Moody’s lowered GM’s $30 billion in debt one level to B2 from B1, five rungs below investment grade. It also assigned the company a negative outlook, actions that will make it harder for the world’s largest automaker to borrow money. Moody’s had placed GM under review for a possible downgrade on Jan. 26.

The credit agency didn’t take any action on GM’s finance arm, General Motors Acceptance Corp. GM is trying to sell a majority stake in GMAC in order to boost its credit ratings.

“Federated Department Stores Inc. said Tuesday its fourth-quarter income rose 59 percent, aided by the acquisition of former rival May Department Stores Co. The department-store giant also backed its full-year financial forecast.
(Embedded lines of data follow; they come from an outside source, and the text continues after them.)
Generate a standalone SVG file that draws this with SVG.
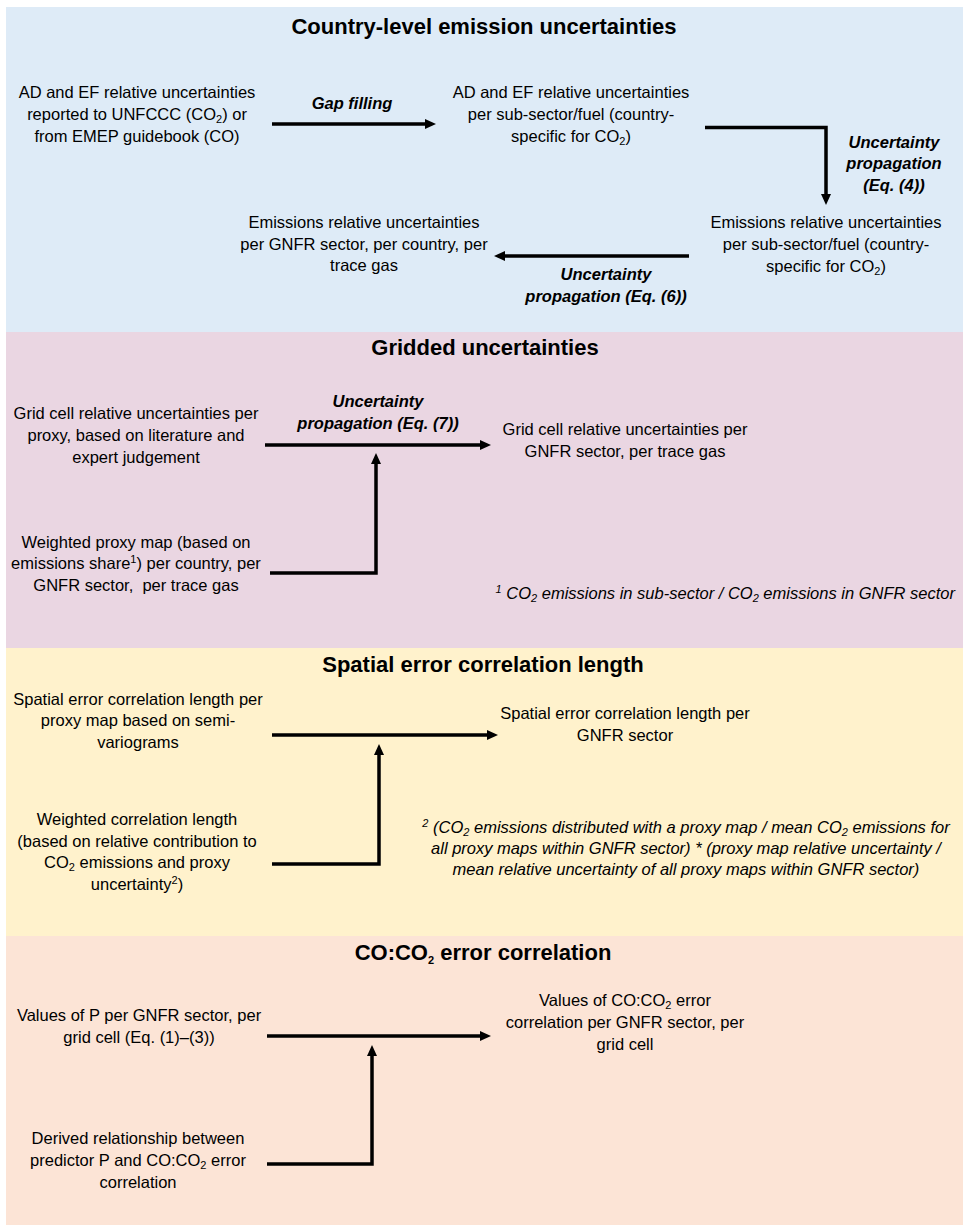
<svg xmlns="http://www.w3.org/2000/svg" width="963" height="1228" viewBox="0 0 963 1228">
<defs>
<style>
text{font-family:"Liberation Sans",Arial,sans-serif;font-size:16.5px;fill:#000;text-anchor:middle}
.h{font-weight:bold;font-size:22px}
.l{font-weight:bold;font-style:italic}
.f{font-style:italic}
.c{fill:none;stroke:#000;stroke-width:3.5}
.s{font-size:11px}
</style>
<marker id="ah" markerUnits="userSpaceOnUse" markerWidth="12" markerHeight="11" refX="3" refY="5" orient="auto" viewBox="0 0 12 10">
<path d="M0,0 L11,5 L0,10 z" fill="#000"/>
</marker>
</defs>
<rect width="963" height="1228" fill="#fff"/>
<g id="bands">
<rect x="6" y="7" width="957" height="325" fill="#deebf7"/>
<rect x="6" y="332" width="957" height="316" fill="#ead6e2"/>
<rect x="6" y="648" width="957" height="288" fill="#fff2cc"/>
<rect x="6" y="936" width="957" height="289" fill="#fce4d6"/>
</g>
<g id="titles">
<text class="h" x="484" y="34">Country-level emission uncertainties</text>
<text class="h" x="485" y="355">Gridded uncertainties</text>
<text class="h" x="483" y="672">Spatial error correlation length</text>
<text class="h" x="483" y="960">CO:CO<tspan class="s" font-size="14" dy="4">2</tspan><tspan dy="-4"> error correlation</tspan></text>
</g>
<g id="connectors">
<line class="c" x1="272" y1="124" x2="428" y2="124" marker-end="url(#ah)"/>
<path class="c" d="M705,127.5 H826 V197" marker-end="url(#ah)"/>
<line class="c" x1="689" y1="256" x2="502" y2="256" marker-end="url(#ah)"/>
<line class="c" x1="265" y1="445" x2="483" y2="445" marker-end="url(#ah)"/>
<path class="c" d="M270,573 H376 V461" marker-end="url(#ah)"/>
<line class="c" x1="272" y1="735" x2="490" y2="735" marker-end="url(#ah)"/>
<path class="c" d="M272,864 H379 V752" marker-end="url(#ah)"/>
<line class="c" x1="267" y1="1036" x2="483" y2="1036" marker-end="url(#ah)"/>
<path class="c" d="M267,1164 H372 V1053" marker-end="url(#ah)"/>
</g>
<g id="labels">
<text class="l" x="352" y="109">Gap filling</text>
<text class="l" x="894" y="148">Uncertainty</text>
<text class="l" x="894" y="169">propagation</text>
<text class="l" x="894" y="191">(Eq. (4))</text>
<text class="l" x="606" y="280">Uncertainty</text>
<text class="l" x="606" y="302">propagation (Eq. (6))</text>
<text class="l" x="378" y="407">Uncertainty</text>
<text class="l" x="378" y="429">propagation (Eq. (7))</text>
</g>
<g id="n-ad-ef-reported">
<text x="137" y="98">AD and EF relative uncertainties</text>
<text x="137" y="120">reported to UNFCCC (CO<tspan class="s" dy="3">2</tspan><tspan dy="-3">) or</tspan></text>
<text x="137" y="142">from EMEP guidebook (CO)</text>
</g>
<g id="n-ad-ef-subsector">
<text x="571" y="98">AD and EF relative uncertainties</text>
<text x="571" y="120">per sub-sector/fuel (country-</text>
<text x="571" y="142">specific for CO<tspan class="s" dy="3">2</tspan><tspan dy="-3">)</tspan></text>
</g>
<g id="n-emis-subsector">
<text x="826" y="228">Emissions relative uncertainties</text>
<text x="826" y="250">per sub-sector/fuel (country-</text>
<text x="826" y="272">specific for CO<tspan class="s" dy="3">2</tspan><tspan dy="-3">)</tspan></text>
</g>
<g id="n-emis-gnfr">
<text x="364" y="228">Emissions relative uncertainties</text>
<text x="364" y="250">per GNFR sector, per country, per</text>
<text x="364" y="271">trace gas</text>
</g>
<g id="n-grid-proxy">
<text x="136" y="419">Grid cell relative uncertainties per</text>
<text x="136" y="441">proxy, based on literature and</text>
<text x="136" y="463">expert judgement</text>
</g>
<g id="n-grid-gnfr">
<text x="625" y="435">Grid cell relative uncertainties per</text>
<text x="625" y="457">GNFR sector, per trace gas</text>
</g>
<g id="n-weighted-proxy">
<text x="136" y="548">Weighted proxy map (based on</text>
<text x="136" y="569">emissions share<tspan class="s" dy="-6">1</tspan><tspan dy="6">) per country, per</tspan></text>
<text x="136" y="591" xml:space="preserve">GNFR sector,  per trace gas</text>
</g>
<g id="note-1">
<text class="f" x="955" y="599" style="text-anchor:end"><tspan class="s" dy="-6">1</tspan><tspan dy="6"> CO</tspan><tspan class="s" dy="3">2</tspan><tspan dy="-3"> emissions in sub-sector / CO</tspan><tspan class="s" dy="3">2</tspan><tspan dy="-3"> emissions in GNFR sector</tspan></text>
</g>
<g id="n-scl-proxy">
<text x="138" y="705">Spatial error correlation length per</text>
<text x="138" y="726">proxy map based on semi-</text>
<text x="138" y="748">variograms</text>
</g>
<g id="n-scl-gnfr">
<text x="625" y="719">Spatial error correlation length per</text>
<text x="625" y="741">GNFR sector</text>
</g>
<g id="n-weighted-cl">
<text x="137" y="825">Weighted correlation length</text>
<text x="137" y="847">(based on relative contribution to</text>
<text x="137" y="868">CO<tspan class="s" dy="3">2</tspan><tspan dy="-3"> emissions and proxy</tspan></text>
<text x="137" y="890">uncertainty<tspan class="s" dy="-6">2</tspan><tspan dy="6">)</tspan></text>
</g>
<g id="note-2">
<text class="f" x="686" y="833"><tspan class="s" dy="-6">2</tspan><tspan dy="6"> (CO</tspan><tspan class="s" dy="3">2</tspan><tspan dy="-3"> emissions distributed with a proxy map / mean CO</tspan><tspan class="s" dy="3">2</tspan><tspan dy="-3"> emissions for</tspan></text>
<text class="f" x="686" y="854">all proxy maps within GNFR sector) * (proxy map relative uncertainty /</text>
<text class="f" x="686" y="875">mean relative uncertainty of all proxy maps within GNFR sector)</text>
</g>
<g id="n-values-p">
<text x="139" y="1021">Values of P per GNFR sector, per</text>
<text x="139" y="1043">grid cell (Eq. (1)–(3))</text>
</g>
<g id="n-values-coco2">
<text x="625" y="1006">Values of CO:CO<tspan class="s" dy="3">2</tspan><tspan dy="-3"> error</tspan></text>
<text x="625" y="1028">correlation per GNFR sector, per</text>
<text x="625" y="1050">grid cell</text>
</g>
<g id="n-derived">
<text x="138" y="1144">Derived relationship between</text>
<text x="138" y="1166">predictor P and CO:CO<tspan class="s" dy="3">2</tspan><tspan dy="-3"> error</tspan></text>
<text x="138" y="1188">correlation</text>
</g>
</svg>
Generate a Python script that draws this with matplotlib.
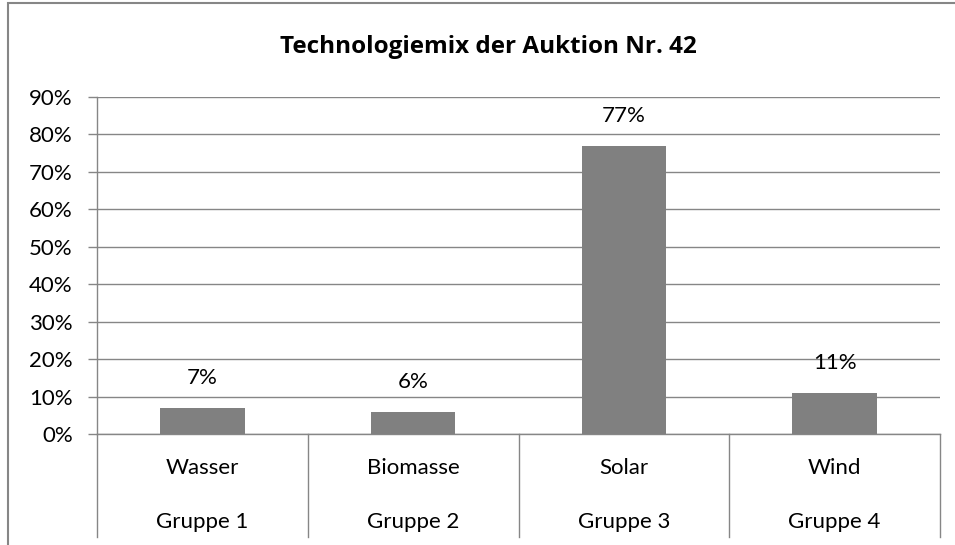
import matplotlib
matplotlib.use("Agg")
import matplotlib.pyplot as plt
from matplotlib.patches import Rectangle
from matplotlib.ticker import PercentFormatter

# data
technologies = ["Wasser", "Biomasse", "Solar", "Wind"]
groups = ["Gruppe 1", "Gruppe 2", "Gruppe 3", "Gruppe 4"]
shares = [7, 6, 77, 11]
y_ticks = [0, 10, 20, 30, 40, 50, 60, 70, 80, 90]

GREY = "#868686"
FS = 16
plt.rcParams["font.family"] = ["Lato", "DejaVu Sans"]

fig = plt.figure(figsize=(9.55, 5.45), dpi=100)
ax = fig.add_axes([97 / 955, 111 / 545, 843 / 955, 337 / 545])

x = list(range(len(technologies)))
ax.bar(x, shares, width=0.4, color="#808080", zorder=3)
for xi, v in zip(x, shares):
    ax.annotate(f"{v}%", (xi, v), xytext=(0, 14), textcoords="offset points",
                ha="center", va="bottom", fontsize=FS, color="#000000")

ax.set_xlim(-0.5, len(technologies) - 0.5)
ax.set_ylim(0, 90)
ax.set_yticks(y_ticks)
ax.yaxis.set_major_formatter(PercentFormatter(decimals=0))
ax.tick_params(axis="y", length=6.5, width=1, color=GREY, labelsize=FS, pad=11)
ax.set_xticks([])
ax.grid(axis="y", color=GREY, linewidth=1, zorder=0)

for side in ["top", "right"]:
    ax.spines[side].set_visible(False)
for side in ["left", "bottom"]:
    ax.spines[side].set_color(GREY)
    ax.spines[side].set_linewidth(1)

# multi-level category axis
trans = ax.get_xaxis_transform()
for b in [i - 0.5 for i in range(len(technologies) + 1)]:
    ax.plot([b, b], [0, -103 / 337], transform=trans, color=GREY, linewidth=1, clip_on=False)
for xi, tech, grp in zip(x, technologies, groups):
    ax.text(xi, -34 / 337, tech, transform=trans, ha="center", va="center", fontsize=FS)
    ax.text(xi, -88 / 337, grp, transform=trans, ha="center", va="center", fontsize=FS)

fig.text(488 / 955, 1 - 53 / 545, "Technologiemix der Auktion Nr. 42", ha="center", va="baseline",
         fontsize=17.5, fontweight="bold", family=["Open Sans", "DejaVu Sans"])

fig.patches.append(Rectangle((8 / 955, -0.1), 1.0, (545 - 3) / 545 + 0.1, transform=fig.transFigure,
                             fill=False, edgecolor=GREY, linewidth=1.5, clip_on=False))

fig.savefig("out.png", dpi=100)
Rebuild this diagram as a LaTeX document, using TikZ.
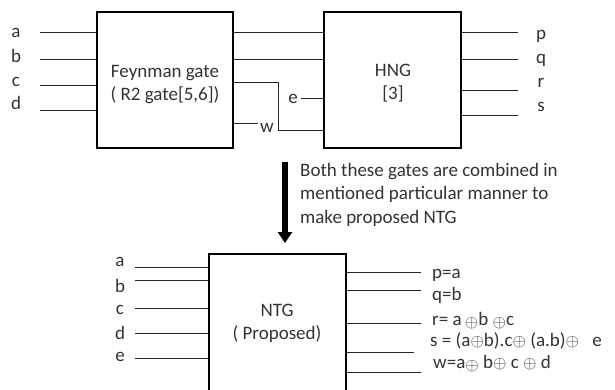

For the quarter ended Jan. 28, the parent of Macy’s and Bloomingdale’s reported net income of $699 million, compared with $440 million a year ago. Per-share earnings fell to $2.52 from $2.55, reflecting a hefty increase in the company’s share count.

Stripping out costs related to the May acquisition totaling $82 million, or 29 cents per share, Federated reported earnings from continuing operations of $2.74 per share. Revenue totaled $9.57 billion, up from $5.12 billion a year ago.

Wall Street had forecast a profit of $2.62 per share, the average estimate of 11 analysts surveyed by Thomson Financial, on projected sales of $9.42 billion.

Sales at stores open at least one year — a key indicator of a retailer’s strength — rose 1.1 percent.